### Task description
Return only the lines from the top of the data down to the one that holds "counts = [4, 8, 38, 51, 24]", both included, without any pictures.
— START Source data —
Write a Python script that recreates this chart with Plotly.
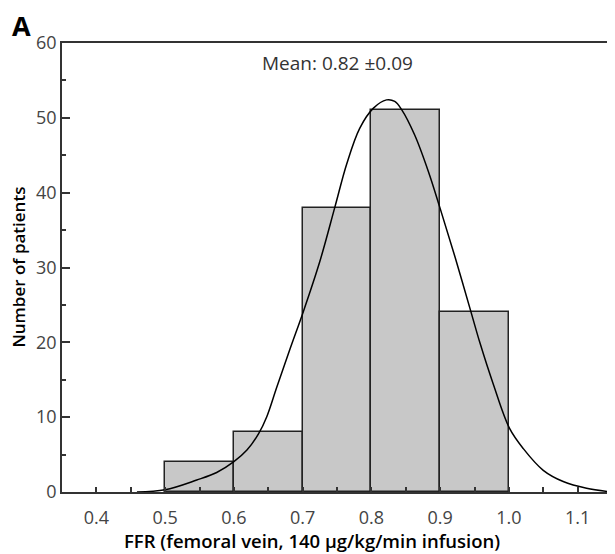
import plotly.graph_objects as go

# histogram bins (left edges) and counts
bin_left = [0.5, 0.6, 0.7, 0.8, 0.9]
bin_width = 0.1
counts = [4, 8, 38, 51, 24]

# fitted density curve
curve_x = [0.459, 0.50, 0.546, 0.575, 0.60, 0.619, 0.636, 0.648, 0.662, 0.682, 0.701, 0.725,
           0.747, 0.764, 0.783, 0.803, 0.822, 0.834, 0.844, 0.863, 0.883, 0.900, 0.922,
           0.946, 0.958, 0.977, 1.001, 1.021, 1.050, 1.079, 1.113, 1.150]
curve_y = [0.0, 0.3, 1.6, 2.6, 4.05, 5.6, 7.8, 10.1, 13.9, 19.2, 24.1, 30.8,
           38.1, 43.8, 48.6, 51.3, 52.4, 52.2, 51.1, 47.7, 42.8, 37.9, 31.3,
           23.7, 19.9, 14.5, 8.5, 5.8, 2.9, 1.4, 0.5, 0.0]

x_ticks = [0.4, 0.5, 0.6, 0.7, 0.8, 0.9, 1.0, 1.1]
x_tick_text = ["0.4", "0.5", "0.6", "0.7", "0.8", "0.9", "1.0", "1.1"]
y_ticks = [0, 10, 20, 30, 40, 50, 60]

font_family = "Open Sans, Noto Sans, sans-serif"
axis_col = "#333333"

fig = go.Figure()

fig.add_trace(go.Bar(
    x=[b + bin_width / 2 for b in bin_left], y=counts, width=bin_width,
    marker=dict(color="#c8c8c8", line=dict(color="#222222", width=1.5)),
    showlegend=False, hoverinfo="skip"))

fig.add_trace(go.Scatter(
    x=curve_x, y=curve_y, mode="lines",
    line=dict(color="black", width=1.5, shape="spline", smoothing=1.0),
    showlegend=False, hoverinfo="skip"))

fig.update_xaxes(
    range=[0.35, 1.15], tickvals=x_ticks, ticktext=x_tick_text,
    ticks="inside", ticklen=5, tickwidth=1.5, tickcolor=axis_col,
    minor=dict(dtick=0.05, tick0=0.35, ticks="inside", ticklen=5, tickwidth=1.5, tickcolor=axis_col),
    showline=True, linecolor=axis_col, linewidth=1.5, mirror=True,
    showgrid=False, zeroline=False, ticklabelstandoff=9,
    tickfont=dict(family=font_family, size=18, color="#444444"))

fig.update_yaxes(
    range=[0, 60], tickvals=y_ticks,
    ticks="inside", ticklen=8, tickwidth=1.5, tickcolor=axis_col,
    minor=dict(dtick=5, ticks="inside", ticklen=4, tickwidth=1.5, tickcolor=axis_col),
    showline=True, linecolor=axis_col, linewidth=1.5, mirror=True,
    showgrid=False, zeroline=False,
    tickfont=dict(family=font_family, size=18, color="#444444"))

# page has an 8px body margin, so the figure is 8px smaller and shifted
fig.add_annotation(text="Mean: 0.82 ±0.09", xref="paper", yref="paper", x=0.5, y=0.955,
                   xanchor="center", yanchor="middle", showarrow=False,
                   font=dict(family=font_family, size=19, color="#333333"))
fig.add_annotation(text="A", xref="paper", yref="paper", x=-0.094, y=1.04,
                   xanchor="left", yanchor="middle", showarrow=False,
                   font=dict(family=font_family, size=27, color="black", weight=700))
fig.add_annotation(text="FFR (femoral vein, 140 µg/kg/min infusion)", xref="paper", yref="paper",
                   x=0.455, y=-0.109, xanchor="center", yanchor="middle", showarrow=False,
                   font=dict(family=font_family, size=18.5, color="black", weight=600))
fig.add_annotation(text="Number of patients", xref="paper", yref="paper",
                   x=-0.08, y=0.5, xanchor="center", yanchor="middle", textangle=-90, showarrow=False,
                   font=dict(family=font_family, size=17, color="black", weight=600))

fig.update_layout(
    width=607, height=546, plot_bgcolor="white", paper_bgcolor="white",
    margin=dict(l=54, r=1, t=35, b=62), bargap=0)

fig.write_html("out.html")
— END Source data —
### Solution to the problem
Write a Python script that recreates this chart with Plotly.
import plotly.graph_objects as go

# histogram bins (left edges) and counts
bin_left = [0.5, 0.6, 0.7, 0.8, 0.9]
bin_width = 0.1
counts = [4, 8, 38, 51, 24]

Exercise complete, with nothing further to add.